In some embodiments, the RL Agent further comprises a reward function calculating an immediate reward as a weighted piecewise defined reward function based on user-defined thresholds for the chatter and edge spike parameters. In some embodiments, the RL Agent further comprises an advantage function which calculates an advantage value as the immediate reward value for a selected action plus a discounted value of a subsequent state for the selected action minus a value of current state.

The at least one parameter of the cast strip may comprise chatter and at least one strip profile parameter. The at least one strip profile parameter may be selected from the group consisting of edge bulge, edge ridge, maximum peak, and high edge flag.

The policy function may comprise a stochastic policy function. The policy function may further include a dependency on a previous step's action.

The data in an operational dataset may be augmented. In this embodiment, for each step in an operation dataset, recurrence from the previous step is embedded to improve the actor training process.

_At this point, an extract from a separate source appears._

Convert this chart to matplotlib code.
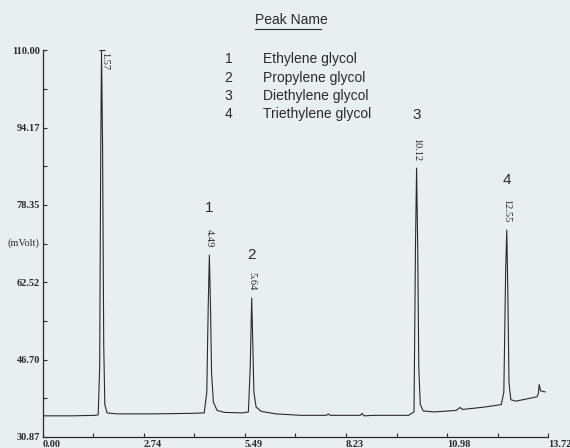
import numpy as np
import matplotlib
matplotlib.use('Agg')
from matplotlib import pyplot as plt
from matplotlib.lines import Line2D

# chromatogram trace (minutes, mVolt)
trace_t = [0.0, 0.8, 1.42, 1.50, 1.54, 1.57, 1.59, 1.62, 1.65, 1.68, 1.74, 2.0, 3.0, 4.0,
           4.38, 4.45, 4.49, 4.52, 4.55, 4.58, 4.63, 4.73, 4.93, 5.43, 5.58, 5.63, 5.67,
           5.70, 5.73, 5.79, 5.93, 6.33, 7.00, 7.70, 7.75, 7.80, 8.62, 8.67, 8.72, 9.00,
           9.93, 10.08, 10.12, 10.15, 10.18, 10.21, 10.25, 10.33, 10.63, 11.22, 11.33,
           11.40, 12.00, 12.45, 12.52, 12.57, 12.60, 12.63, 12.66, 12.71, 12.85, 13.42,
           13.46, 13.48, 13.52, 13.64]
trace_mv = [35.2, 35.2, 35.3, 35.4, 45.0, 90.0, 110.0, 90.0, 50.0, 37.5, 35.8, 35.6, 35.6, 35.7,
            35.8, 40.0, 58.0, 68.1, 58.0, 44.0, 38.0, 36.3, 35.9, 35.8, 36.0, 45.0, 59.3,
            50.0, 40.0, 37.0, 36.1, 35.6, 35.3, 35.3, 35.6, 35.3, 35.3, 35.7, 35.2, 35.3,
            35.3, 36.0, 70.0, 85.9, 70.0, 45.0, 37.5, 36.2, 36.0, 36.3, 36.9,
            36.5, 37.0, 37.5, 40.0, 65.0, 73.2, 60.0, 42.0, 38.5, 38.2, 39.1,
            39.8, 41.6, 40.3, 40.1]

peak_rt = [1.57, 4.49, 5.64, 10.12, 12.55]      # printed retention times
peak_x = [1.59, 4.52, 5.67, 10.15, 12.60]       # where the apex sits on the trace
peak_top = [110.0, 68.1, 59.3, 85.9, 73.2]
peak_num = ['', '1', '2', '3', '4']

names = ['Ethylene glycol', 'Propylene glycol', 'Diethylene glycol', 'Triethylene glycol']

ymin, ymax = 30.87, 110.00
xmax = 13.72
yticks = [30.87, 46.70, 62.52, 78.35, 94.17, 110.00]
xticks = [0.00, 2.74, 5.49, 8.23, 10.98, 13.72]

bg = '#e9eef1'
ink = '#2a2a2a'
serif = 'Liberation Serif'
sans = 'Liberation Sans'

# how far above each apex the peak number sits (mV)
num_gap = [0, 9.6, 8.8, 10.8, 10.2]

fig = plt.figure(figsize=(5.7, 4.48), dpi=100, facecolor=bg)
ax = fig.add_axes([0.0754, 0.0246, 0.886, 0.863], facecolor=bg)

ax.plot(trace_t, trace_mv, color=ink, lw=0.8)
ax.plot([peak_x[0]], [peak_top[0]], marker='_', ms=5, color=ink, mew=0.8)

ax.set_xlim(0, xmax)
ax.set_ylim(ymin, ymax)
for s in ['top', 'right']:
    ax.spines[s].set_visible(False)
for s in ['left', 'bottom']:
    ax.spines[s].set_color(ink)
    ax.spines[s].set_linewidth(0.9)

ax.set_xticks(xticks)
ax.set_xticks([(a + b) / 2 for a, b in zip(xticks[:-1], xticks[1:])], minor=True)
ax.set_yticks(yticks)
ax.set_yticks([(a + b) / 2 for a, b in zip(yticks[:-1], yticks[1:])], minor=True)
ax.set_xticklabels(['%.2f' % v for v in xticks], fontfamily=serif, fontsize=7.5,
                   fontweight='bold', ha='left')
ax.set_yticklabels(['%.2f' % v for v in yticks], fontfamily=serif, fontsize=7.5,
                   fontweight='bold')
ax.tick_params(axis='both', which='both', direction='in', length=3, width=0.8,
               color=ink, labelcolor=ink)
ax.tick_params(axis='x', pad=2)
ax.tick_params(axis='y', pad=2)

# retention time labels and peak numbers
for rt, px, top, num, gap in zip(peak_rt, peak_x, peak_top, peak_num, num_gap):
    if num == '':
        ax.text(px + 0.08, top - 0.3, '%.2f' % rt, rotation=270, ha='center', va='top',
                fontfamily=serif, fontsize=7.5, color=ink)
        continue
    ax.text(px, top + 1.5, '%.2f' % rt, rotation=270, ha='center', va='bottom',
            fontfamily=serif, fontsize=7.5, color=ink)
    ax.text(px, top + gap, num, ha='center', va='center', fontfamily=sans,
            fontsize=11, color=ink)

fig.text(0.014, 0.457, '(mVolt)', fontfamily=serif, fontsize=7.5, color=ink,
         ha='left', va='center')

# peak name table
fig.text(0.447, 0.955, 'Peak Name', fontfamily=sans, fontsize=10, color=ink,
         ha='left', va='center')
fig.add_artist(Line2D([0.447, 0.564], [0.935, 0.935], color=ink, lw=0.8))
for i, nm in enumerate(names):
    yy = 0.868 - i * 0.041
    fig.text(0.394, yy, str(i + 1), fontfamily=sans, fontsize=10, color=ink,
             ha='left', va='center')
    fig.text(0.461, yy, nm, fontfamily=sans, fontsize=10, color=ink,
             ha='left', va='center')

fig.savefig('out.png', dpi=100, facecolor=bg)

BRIEF DESCRIPTION OF THE DRAWINGS

FIG. 1A is a strip profile without chatter defects.

FIG. 1B is a strip profile with chatter defects.

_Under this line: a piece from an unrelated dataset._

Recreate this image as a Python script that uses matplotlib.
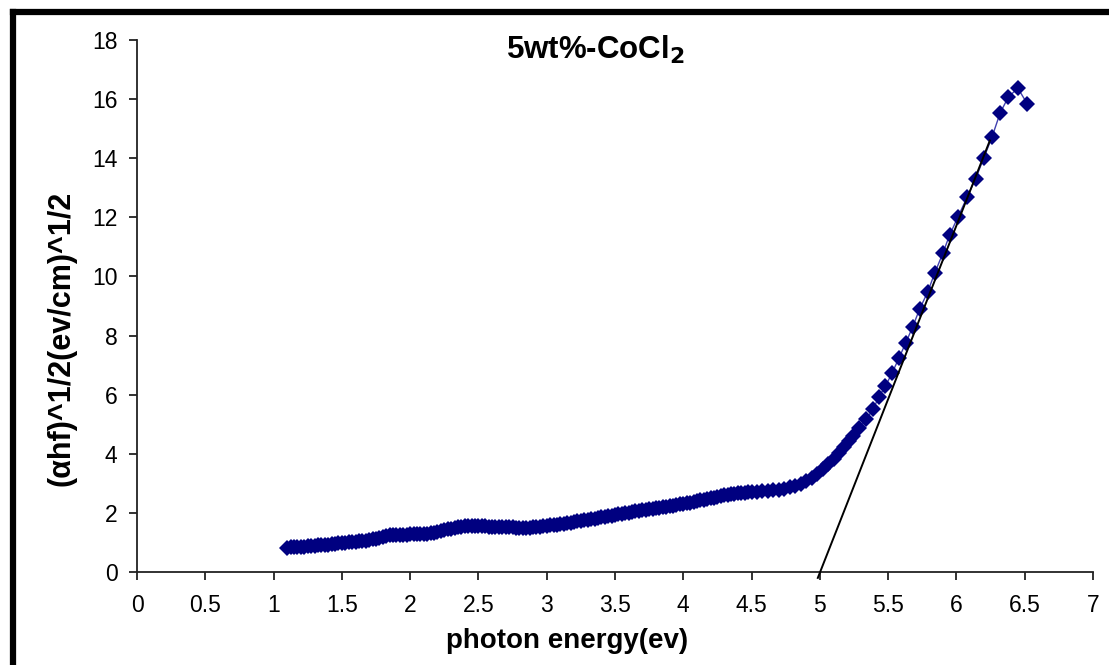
"""
Tauc plot for 5wt%-CoCl2 film: (alpha h f)^1/2 vs photon energy,
with the linear fit extrapolated to the energy axis.
"""
import matplotlib
matplotlib.use('Agg')
import matplotlib.pyplot as plt
from matplotlib.lines import Line2D

plt.rcParams['font.family'] = ['Liberation Sans', 'DejaVu Sans']

# dense low-energy part (points overlap into a solid band)
energy_low = [
    1.100, 1.125, 1.150, 1.175, 1.200, 1.225, 1.250, 1.275, 1.300, 1.325,
    1.350, 1.375, 1.400, 1.425, 1.450, 1.475, 1.500, 1.525, 1.550, 1.575,
    1.600, 1.625, 1.650, 1.675, 1.700, 1.725, 1.750, 1.775, 1.800, 1.825,
    1.850, 1.875, 1.900, 1.925, 1.950, 1.975, 2.000, 2.025, 2.050, 2.075,
    2.100, 2.125, 2.150, 2.175, 2.200, 2.225, 2.250, 2.275, 2.300, 2.325,
    2.350, 2.375, 2.400, 2.425, 2.450, 2.475, 2.500, 2.525, 2.550, 2.575,
    2.600, 2.625, 2.650, 2.675, 2.700, 2.725, 2.750, 2.775, 2.800, 2.825,
    2.850, 2.875, 2.900, 2.925, 2.950, 2.975, 3.000, 3.025, 3.050, 3.075,
    3.100, 3.125, 3.150, 3.175, 3.200, 3.225, 3.250, 3.275, 3.300, 3.325,
    3.350, 3.375, 3.400, 3.425, 3.450, 3.475, 3.500, 3.525, 3.550, 3.575,
    3.600, 3.625, 3.650, 3.675, 3.700, 3.725, 3.750, 3.775, 3.800, 3.825,
    3.850, 3.875, 3.900, 3.925, 3.950, 3.975, 4.000, 4.025, 4.050, 4.075,
    4.100, 4.125, 4.150, 4.175, 4.200, 4.225, 4.250, 4.275, 4.300, 4.325,
    4.350, 4.375, 4.400, 4.425, 4.450, 4.475, 4.500, 4.540, 4.580, 4.620,
    4.660, 4.700, 4.740, 4.780, 4.820, 4.860, 4.900, 4.940, 4.980, 5.020,
    5.060, 5.100, 5.140, 5.180, 5.210]
tauc_low = [
    0.820, 0.830, 0.840, 0.845, 0.850, 0.860, 0.870, 0.880, 0.890, 0.900,
    0.910, 0.920, 0.930, 0.945, 0.960, 0.970, 0.980, 0.990, 1.000, 1.015,
    1.030, 1.040, 1.050, 1.065, 1.080, 1.100, 1.130, 1.165, 1.200, 1.225,
    1.240, 1.245, 1.250, 1.255, 1.260, 1.265, 1.270, 1.275, 1.280, 1.285,
    1.290, 1.300, 1.310, 1.330, 1.350, 1.380, 1.410, 1.440, 1.470, 1.500,
    1.520, 1.530, 1.540, 1.540, 1.540, 1.540, 1.540, 1.540, 1.540, 1.535,
    1.530, 1.530, 1.530, 1.525, 1.520, 1.515, 1.510, 1.505, 1.500, 1.500,
    1.500, 1.505, 1.510, 1.520, 1.530, 1.545, 1.560, 1.575, 1.590, 1.605,
    1.620, 1.635, 1.650, 1.670, 1.690, 1.710, 1.730, 1.750, 1.770, 1.790,
    1.810, 1.830, 1.850, 1.870, 1.890, 1.910, 1.930, 1.950, 1.970, 1.990,
    2.010, 2.030, 2.050, 2.070, 2.090, 2.110, 2.130, 2.145, 2.160, 2.175,
    2.190, 2.210, 2.230, 2.250, 2.270, 2.290, 2.310, 2.330, 2.350, 2.375,
    2.400, 2.420, 2.440, 2.465, 2.490, 2.515, 2.540, 2.565, 2.590, 2.610,
    2.630, 2.645, 2.660, 2.670, 2.680, 2.690, 2.700, 2.715, 2.730, 2.750,
    2.765, 2.790, 2.820, 2.860, 2.920, 2.990, 3.080, 3.190, 3.330, 3.480,
    3.640, 3.820, 4.020, 4.240, 4.420]

# sparse absorption-edge part
energy_edge = [5.24, 5.29, 5.34, 5.39, 5.43, 5.48, 5.53, 5.58, 5.63, 5.68,
               5.73, 5.79, 5.84, 5.90, 5.95, 6.01, 6.08, 6.14, 6.20, 6.26,
               6.32, 6.38, 6.45, 6.52]
tauc_edge = [4.60, 4.86, 5.18, 5.50, 5.91, 6.29, 6.74, 7.25, 7.76, 8.30,
             8.89, 9.48, 10.10, 10.78, 11.40, 12.00, 12.70, 13.30, 14.00, 14.71,
             15.53, 16.07, 16.37, 15.83]

# linear extrapolation (band gap ~5.0 eV)
fit_x = [4.985, 6.245]
fit_y = [-0.2, 14.6]

energy = energy_low + energy_edge
tauc = tauc_low + tauc_edge

fig = plt.figure(figsize=(11.09, 6.65), dpi=100)
ax = fig.add_axes([137 / 1109, 1 - 572 / 665, (1093 - 137) / 1109, (572 - 40) / 665])

ax.plot(energy, tauc, '-', color='#4040b0', linewidth=1, zorder=2)
ax.plot(energy, tauc, 'D', color='#000080', markersize=8, markeredgewidth=0, zorder=3)
ax.plot(fit_x, fit_y, '-', color='black', linewidth=1.4, zorder=4, clip_on=False)

ax.set_xlim(0, 7)
ax.set_ylim(0, 18)
ax.set_xticks([0, 0.5, 1, 1.5, 2, 2.5, 3, 3.5, 4, 4.5, 5, 5.5, 6, 6.5, 7])
ax.set_xticklabels(['0', '0.5', '1', '1.5', '2', '2.5', '3', '3.5', '4', '4.5',
                    '5', '5.5', '6', '6.5', '7'])
ax.set_yticks(range(0, 19, 2))

for side in ['top', 'right']:
    ax.spines[side].set_visible(False)
for side in ['left', 'bottom']:
    ax.spines[side].set_linewidth(1.3)
    ax.spines[side].set_color('#222222')
ax.tick_params(axis='x', direction='out', length=6, width=1.3, pad=10,
               labelsize=16.5, color='#222222')
ax.tick_params(axis='y', direction='out', length=6, width=1.3, pad=8,
               labelsize=16.5, color='#222222')

fig.text(0.537, 1 - 59 / 665, r'5wt%-CoCl$_\mathbf{2}$', ha='center', va='baseline',
         fontsize=22.5, fontweight='bold')
fig.text(567 / 1109, 1 - 648 / 665, 'photon energy(ev)', ha='center', va='baseline',
         fontsize=20, fontweight='bold')
fig.text(62 / 1109, 1 - 338 / 665, '(\u03b1hf)^1/2(ev/cm)^1/2', ha='center', va='center',
         rotation=90, fontsize=22, fontweight='bold')

# black frame, cut off at right and bottom
fx = 13 / 1109
fy = 1 - 12 / 665
fig.add_artist(Line2D([fx, fx], [0, fy], color='black', linewidth=4.5,
                      transform=fig.transFigure, solid_capstyle='projecting'))
fig.add_artist(Line2D([fx, 1], [fy, fy], color='black', linewidth=4.5,
                      transform=fig.transFigure, solid_capstyle='projecting'))

plt.savefig('out.png', dpi=100)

FIG. 2 is an illustration of a twin roll caster according to at least one aspect of the invention.

FIG. 3 is an illustration of details of the twin roll caster illustrated in FIG. 2.

FIG. 4 is a graph of mean force trajectory of clusters of training datasets.

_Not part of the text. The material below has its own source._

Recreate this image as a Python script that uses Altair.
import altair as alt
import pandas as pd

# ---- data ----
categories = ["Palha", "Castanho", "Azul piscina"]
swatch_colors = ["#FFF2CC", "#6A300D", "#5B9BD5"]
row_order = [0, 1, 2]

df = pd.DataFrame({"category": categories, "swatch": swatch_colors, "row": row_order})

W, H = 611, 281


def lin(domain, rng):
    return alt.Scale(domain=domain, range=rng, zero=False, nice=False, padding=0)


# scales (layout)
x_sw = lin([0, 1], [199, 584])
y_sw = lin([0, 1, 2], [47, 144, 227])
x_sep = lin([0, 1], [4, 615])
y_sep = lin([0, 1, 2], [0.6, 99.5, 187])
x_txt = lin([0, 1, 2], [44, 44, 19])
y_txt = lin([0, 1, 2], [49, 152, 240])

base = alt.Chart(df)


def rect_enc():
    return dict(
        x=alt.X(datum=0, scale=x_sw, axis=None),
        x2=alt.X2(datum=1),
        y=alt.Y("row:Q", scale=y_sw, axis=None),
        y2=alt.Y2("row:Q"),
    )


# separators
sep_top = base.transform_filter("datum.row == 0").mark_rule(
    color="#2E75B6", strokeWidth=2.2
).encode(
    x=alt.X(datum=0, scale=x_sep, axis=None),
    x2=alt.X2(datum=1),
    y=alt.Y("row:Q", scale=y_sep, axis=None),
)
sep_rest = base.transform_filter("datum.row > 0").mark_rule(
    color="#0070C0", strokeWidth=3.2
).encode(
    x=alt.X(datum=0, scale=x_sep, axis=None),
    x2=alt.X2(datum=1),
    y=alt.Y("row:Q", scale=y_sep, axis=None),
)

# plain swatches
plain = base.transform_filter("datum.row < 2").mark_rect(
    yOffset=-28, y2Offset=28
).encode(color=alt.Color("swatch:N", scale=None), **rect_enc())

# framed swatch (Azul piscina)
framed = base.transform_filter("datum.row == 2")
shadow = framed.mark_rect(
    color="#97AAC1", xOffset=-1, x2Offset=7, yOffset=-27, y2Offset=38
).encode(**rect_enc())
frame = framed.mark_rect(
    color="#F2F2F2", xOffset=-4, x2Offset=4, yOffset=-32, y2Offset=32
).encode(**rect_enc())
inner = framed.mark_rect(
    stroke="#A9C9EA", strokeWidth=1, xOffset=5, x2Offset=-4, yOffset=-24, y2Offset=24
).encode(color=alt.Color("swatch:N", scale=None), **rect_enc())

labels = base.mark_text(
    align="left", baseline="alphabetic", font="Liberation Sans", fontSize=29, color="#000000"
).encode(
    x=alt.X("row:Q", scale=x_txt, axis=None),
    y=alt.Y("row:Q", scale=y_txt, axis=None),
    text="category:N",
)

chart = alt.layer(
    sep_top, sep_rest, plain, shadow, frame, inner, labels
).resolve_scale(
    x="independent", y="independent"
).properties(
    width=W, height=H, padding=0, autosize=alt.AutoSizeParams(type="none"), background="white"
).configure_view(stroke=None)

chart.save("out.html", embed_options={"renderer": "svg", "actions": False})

FIG. 5A is a graph of examples of force trajectory of cluster 1 in FIG. 4.

FIG. 5B is a graph of examples of force trajectory of cluster 2 in FIG. 4.

FIG. 5C is a graph of examples of force trajectory of cluster 3 in FIG. 4.

FIG. 6A is a graph of maximum chatter amplitude spectrum of cluster 1 in FIG. 4.

FIG. 6B is a graph of maximum chatter amplitude spectrum of cluster 2 in FIG. 4.

FIG. 6C is a graph of maximum chatter amplitude spectrum of cluster 3 in FIG. 4.

FIG. 7 is a plot an RL Agent's force setpoint value trajectory and the associated chatter trajectory.

FIG. 8 is a plot comparing two RL Agent's force setpoint value trajectories and the associated chatter trajectory.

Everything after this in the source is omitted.